* _Problem statement_
Repeat the material exactly from its first line to the line that includes "time_ms = np.arange(0, 451, 10)". Skip pictures.

* _Recorded information_
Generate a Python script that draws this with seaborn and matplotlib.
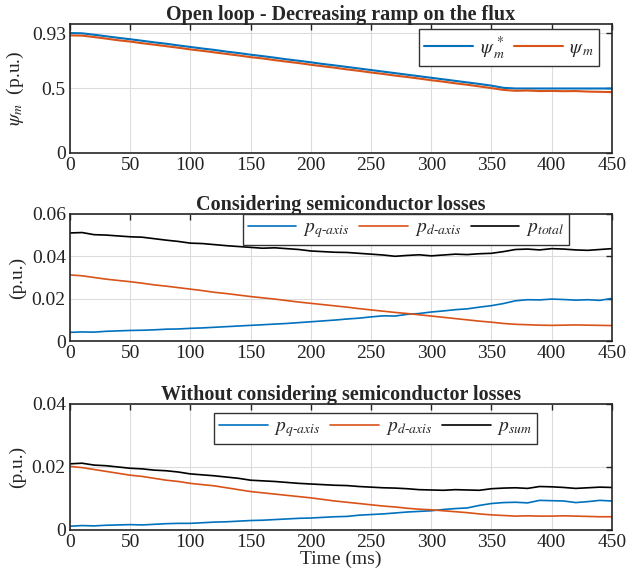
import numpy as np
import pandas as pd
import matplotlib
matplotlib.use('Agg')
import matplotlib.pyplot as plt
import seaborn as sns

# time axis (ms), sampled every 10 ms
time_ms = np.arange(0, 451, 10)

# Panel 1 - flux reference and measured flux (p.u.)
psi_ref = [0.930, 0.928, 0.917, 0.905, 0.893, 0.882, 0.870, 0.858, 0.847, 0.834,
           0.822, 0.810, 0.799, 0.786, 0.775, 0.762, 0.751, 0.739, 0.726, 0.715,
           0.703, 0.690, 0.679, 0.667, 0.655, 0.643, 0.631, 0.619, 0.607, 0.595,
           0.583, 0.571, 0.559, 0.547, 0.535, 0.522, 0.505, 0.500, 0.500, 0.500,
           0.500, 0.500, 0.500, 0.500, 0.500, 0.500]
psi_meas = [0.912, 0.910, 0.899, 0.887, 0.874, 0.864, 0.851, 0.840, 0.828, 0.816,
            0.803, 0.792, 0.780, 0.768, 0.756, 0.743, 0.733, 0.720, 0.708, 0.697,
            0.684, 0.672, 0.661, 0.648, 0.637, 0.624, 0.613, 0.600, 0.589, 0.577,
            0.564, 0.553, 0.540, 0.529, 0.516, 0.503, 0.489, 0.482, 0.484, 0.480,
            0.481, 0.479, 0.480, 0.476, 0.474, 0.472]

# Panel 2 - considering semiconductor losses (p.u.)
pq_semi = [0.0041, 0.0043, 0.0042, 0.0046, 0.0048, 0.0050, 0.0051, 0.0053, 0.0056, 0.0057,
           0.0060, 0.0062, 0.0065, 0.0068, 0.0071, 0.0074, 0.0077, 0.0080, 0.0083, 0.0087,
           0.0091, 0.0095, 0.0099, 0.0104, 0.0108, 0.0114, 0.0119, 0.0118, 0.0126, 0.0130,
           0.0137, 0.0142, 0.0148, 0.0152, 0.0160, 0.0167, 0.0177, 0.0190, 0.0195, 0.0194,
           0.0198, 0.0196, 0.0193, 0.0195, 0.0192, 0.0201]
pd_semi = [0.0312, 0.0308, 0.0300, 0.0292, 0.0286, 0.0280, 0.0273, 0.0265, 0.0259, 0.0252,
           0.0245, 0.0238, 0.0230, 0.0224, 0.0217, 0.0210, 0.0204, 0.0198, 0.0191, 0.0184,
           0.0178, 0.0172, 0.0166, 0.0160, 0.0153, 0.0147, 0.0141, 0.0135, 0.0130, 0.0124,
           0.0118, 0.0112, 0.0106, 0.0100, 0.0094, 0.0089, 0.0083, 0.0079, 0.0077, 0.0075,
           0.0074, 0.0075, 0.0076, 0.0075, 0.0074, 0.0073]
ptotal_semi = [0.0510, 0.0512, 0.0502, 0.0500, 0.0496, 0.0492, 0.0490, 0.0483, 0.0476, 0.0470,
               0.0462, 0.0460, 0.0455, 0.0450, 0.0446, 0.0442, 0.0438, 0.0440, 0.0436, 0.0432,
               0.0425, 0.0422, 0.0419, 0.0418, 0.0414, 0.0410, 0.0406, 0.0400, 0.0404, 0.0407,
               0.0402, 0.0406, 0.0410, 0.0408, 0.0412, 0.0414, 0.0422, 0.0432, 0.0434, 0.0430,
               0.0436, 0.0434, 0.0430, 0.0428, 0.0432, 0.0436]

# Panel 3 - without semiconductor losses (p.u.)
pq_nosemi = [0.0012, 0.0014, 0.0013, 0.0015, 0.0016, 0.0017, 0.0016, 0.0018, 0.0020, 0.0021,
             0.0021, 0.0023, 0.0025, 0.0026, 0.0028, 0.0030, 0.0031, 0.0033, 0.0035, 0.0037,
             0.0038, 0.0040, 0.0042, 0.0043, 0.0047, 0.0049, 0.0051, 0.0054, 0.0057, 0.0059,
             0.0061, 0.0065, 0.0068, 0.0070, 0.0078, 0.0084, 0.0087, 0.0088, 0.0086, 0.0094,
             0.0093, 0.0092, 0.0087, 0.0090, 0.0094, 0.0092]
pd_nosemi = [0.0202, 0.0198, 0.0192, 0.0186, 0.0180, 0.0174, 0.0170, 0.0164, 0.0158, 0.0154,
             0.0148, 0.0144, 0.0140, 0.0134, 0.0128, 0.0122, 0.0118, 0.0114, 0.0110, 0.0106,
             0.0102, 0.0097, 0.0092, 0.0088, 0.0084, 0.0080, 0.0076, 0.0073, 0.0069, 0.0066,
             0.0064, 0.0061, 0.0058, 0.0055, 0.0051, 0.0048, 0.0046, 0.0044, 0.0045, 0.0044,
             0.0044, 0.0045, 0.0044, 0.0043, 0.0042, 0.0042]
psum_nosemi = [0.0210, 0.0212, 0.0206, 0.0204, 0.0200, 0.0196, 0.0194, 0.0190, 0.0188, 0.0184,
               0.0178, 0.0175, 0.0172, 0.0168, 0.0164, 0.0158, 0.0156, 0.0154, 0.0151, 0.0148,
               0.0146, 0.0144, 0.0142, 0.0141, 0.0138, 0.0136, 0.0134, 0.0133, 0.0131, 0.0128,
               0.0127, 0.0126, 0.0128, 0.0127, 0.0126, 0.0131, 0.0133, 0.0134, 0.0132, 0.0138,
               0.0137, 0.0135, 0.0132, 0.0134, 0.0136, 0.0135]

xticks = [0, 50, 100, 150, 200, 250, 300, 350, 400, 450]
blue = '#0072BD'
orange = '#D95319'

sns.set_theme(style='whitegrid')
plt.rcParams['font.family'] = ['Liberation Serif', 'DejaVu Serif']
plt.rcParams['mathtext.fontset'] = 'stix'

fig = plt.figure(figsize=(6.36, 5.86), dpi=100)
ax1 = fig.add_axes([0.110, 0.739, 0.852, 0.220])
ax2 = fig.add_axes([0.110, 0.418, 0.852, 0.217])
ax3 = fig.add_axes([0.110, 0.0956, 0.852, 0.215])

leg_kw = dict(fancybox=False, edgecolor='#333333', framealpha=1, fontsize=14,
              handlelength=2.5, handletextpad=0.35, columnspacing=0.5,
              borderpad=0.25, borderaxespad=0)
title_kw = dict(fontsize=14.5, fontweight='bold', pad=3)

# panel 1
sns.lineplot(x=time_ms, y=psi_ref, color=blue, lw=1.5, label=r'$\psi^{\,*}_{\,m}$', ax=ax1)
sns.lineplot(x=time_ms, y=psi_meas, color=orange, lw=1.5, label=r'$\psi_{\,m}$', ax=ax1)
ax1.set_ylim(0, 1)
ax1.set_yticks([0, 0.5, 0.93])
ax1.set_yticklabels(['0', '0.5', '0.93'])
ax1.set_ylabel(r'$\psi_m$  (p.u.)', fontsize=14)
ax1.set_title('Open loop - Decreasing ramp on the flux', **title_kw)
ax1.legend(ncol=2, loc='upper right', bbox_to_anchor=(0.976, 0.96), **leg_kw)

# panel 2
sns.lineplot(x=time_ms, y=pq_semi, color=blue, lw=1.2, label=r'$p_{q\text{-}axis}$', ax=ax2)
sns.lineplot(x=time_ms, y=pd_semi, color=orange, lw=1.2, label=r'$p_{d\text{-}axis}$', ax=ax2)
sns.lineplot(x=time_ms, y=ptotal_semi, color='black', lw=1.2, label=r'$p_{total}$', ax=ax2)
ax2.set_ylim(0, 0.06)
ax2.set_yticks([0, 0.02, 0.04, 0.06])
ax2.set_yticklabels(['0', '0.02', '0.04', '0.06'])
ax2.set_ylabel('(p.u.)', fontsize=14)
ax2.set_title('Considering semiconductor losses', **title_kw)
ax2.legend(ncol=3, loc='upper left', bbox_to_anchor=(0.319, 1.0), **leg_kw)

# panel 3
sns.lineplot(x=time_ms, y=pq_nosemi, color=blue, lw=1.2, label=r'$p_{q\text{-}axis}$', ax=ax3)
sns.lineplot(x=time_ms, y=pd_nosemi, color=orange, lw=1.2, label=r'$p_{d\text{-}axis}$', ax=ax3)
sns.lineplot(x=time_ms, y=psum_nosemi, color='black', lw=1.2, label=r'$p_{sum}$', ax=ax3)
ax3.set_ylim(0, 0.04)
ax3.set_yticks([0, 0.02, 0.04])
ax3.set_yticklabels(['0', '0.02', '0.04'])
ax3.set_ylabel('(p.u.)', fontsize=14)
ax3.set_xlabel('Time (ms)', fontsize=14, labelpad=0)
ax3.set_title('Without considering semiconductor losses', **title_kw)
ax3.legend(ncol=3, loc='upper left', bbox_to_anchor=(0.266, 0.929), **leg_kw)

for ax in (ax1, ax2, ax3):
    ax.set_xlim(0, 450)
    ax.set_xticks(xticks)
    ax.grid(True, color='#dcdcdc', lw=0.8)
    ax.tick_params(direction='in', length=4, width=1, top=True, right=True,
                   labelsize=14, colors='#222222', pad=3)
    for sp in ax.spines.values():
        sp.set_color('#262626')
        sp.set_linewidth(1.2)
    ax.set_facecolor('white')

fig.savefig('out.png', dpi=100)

* _The result_
Generate a Python script that draws this with seaborn and matplotlib.
import numpy as np
import pandas as pd
import matplotlib
matplotlib.use('Agg')
import matplotlib.pyplot as plt
import seaborn as sns

# time axis (ms), sampled every 10 ms
time_ms = np.arange(0, 451, 10)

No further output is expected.